Molly Brown was born Margaret Tobin in 1867 and lived just blocks from the Mississippi River. Both of her parents were Irish immigrants and struggled to survive.
At the age of eighteen, she followed a sister, brother-in-law and brother to Leadville, Colorado where she went to work in a mercantile. She met a miner named James Joseph (J.J.) Brown and fell in love. They married in 1886, settled down and had two children.
Molly wasn’t content to sit idle. She joined the Women’s Suffrage Movement to fight for women’s rights and she worked in a soup kitchen that fed starving miners.
Meanwhile, J.J. rose to own his own mine and due to a method he devised, began shipping 135 tons of gold ore a day. They were in the money. They built a large, fancy home in a swanky Denver neighborhood and a summer one in the foothills.
Next on her list was forming the Denver Women’s Club with projects in literacy, education, and human rights. She raised funds to build hospitals, schools, and churches and worked with well-known judge to help destitute children. The judge’s and her efforts led to the formation of the U.S. Juvenile Court System. She was lifelong activist for human rights and organized conferences around the nation to address the issue.
So it was no surprise when she ran for a U.S. Senate seat—8 years before women won the right to vote. She didn’t win but it was remarkable all the same.
In 1912, she boarded the Titantic to sail home, and as everyone knows, it hit an iceberg and sank. Molly helped others into lifeboats until she was forced into one herself. She manned an oar and kept everyone’s spirits up until they were rescued.

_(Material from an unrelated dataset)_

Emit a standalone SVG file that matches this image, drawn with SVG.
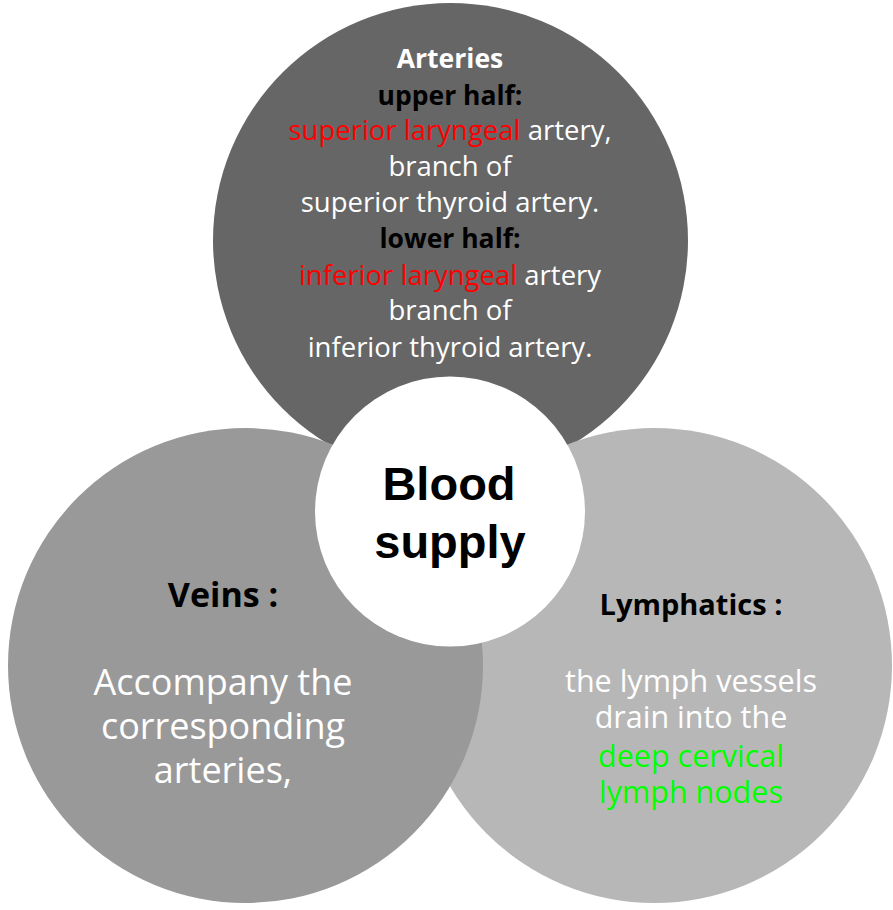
<svg xmlns="http://www.w3.org/2000/svg" width="893" height="910" viewBox="0 0 893 910">
<style>
.t{font-family:"Open Sans","Noto Sans",sans-serif;text-anchor:middle;fill:#fff}
.b{font-weight:bold;fill:#000}
.w{fill:#fff}
.red{fill:#ff0000}
.grn{fill:#00ff00}
.ctr{font-family:"Liberation Sans",Arial,sans-serif;font-weight:bold;font-size:47px;text-anchor:middle;fill:#000}
</style>
<rect width="893" height="910" fill="#fff"/>
<g id="connectors"></g>
<g id="arteries">
<circle cx="450.5" cy="240.5" r="237.5" fill="#666666"/>
<g class="t" font-size="27.5">
<text x="450" y="68" class="w" font-weight="bold" font-size="26.5">Arteries</text>
<text x="450" y="105" class="b" font-size="26.5">upper half:</text>
<text x="450" y="140"><tspan class="red">superior laryngeal</tspan> artery,</text>
<text x="450" y="176">branch of</text>
<text x="450" y="212">superior thyroid artery.</text>
<text x="450" y="248" class="b" font-size="26.5">lower half:</text>
<text x="450" y="285"><tspan class="red">inferior laryngeal</tspan> artery</text>
<text x="450" y="320">branch of</text>
<text x="450" y="357">inferior thyroid artery.</text>
</g>
</g>
<g id="lymphatics">
<circle cx="654.5" cy="665.5" r="237.5" fill="#b7b7b7"/>
<g class="t" font-size="30.5">
<text x="691" y="615" class="b" font-size="29">Lymphatics :</text>
<text x="691" y="692">the lymph vessels</text>
<text x="691" y="728">drain into the</text>
<text x="691" y="767" class="grn">deep cervical</text>
<text x="691" y="803" class="grn">lymph nodes</text>
</g>
</g>
<g id="veins">
<circle cx="245.5" cy="665.5" r="237.5" fill="#999999"/>
<g class="t" font-size="36">
<text x="223" y="607" class="b" font-size="34">Veins :</text>
<text x="223" y="695">Accompany the</text>
<text x="223" y="739">corresponding</text>
<text x="223" y="783">arteries,</text>
</g>
</g>
<g id="blood-supply">
<circle cx="450" cy="511.5" r="135" fill="#fff"/>
<text x="449" y="500" class="ctr">Blood</text>
<text x="450" y="558" class="ctr">supply</text>
</g>
</svg>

Once onboard the Carpathia, she assisted the survivors with getting what they needed. Since she spoke French, German, and Russian, she was of tremendous help. Her undaunted good cheer proved very beneficial in keeping everyone’s spirits up. She remained with the survivors upon landing until each had family, friends and/or medical assistance at their side. Plus, she raised over $10,000 for the survivors and worked for them for countless years afterward.
In New York, the authorities held a hearing on the shipwreck but they refused to let her testify—because she was a woman. So she gathered pen and paper and wrote out her version of the events. She mailed it to the ones in charge—in addition to publishing it in newspapers in Denver, New York and Paris. She’d teach them to try to silence her. She was awarded the French Legion of Honor for her tireless work.
J.J. Brown died in 1922 and Molly in 1932 of a brain tumor.
No one was more vital and had such a driving need to help those less fortunate. She’ll long be remembered for her courage, strength and boundless optimism. She was a force to reckon with.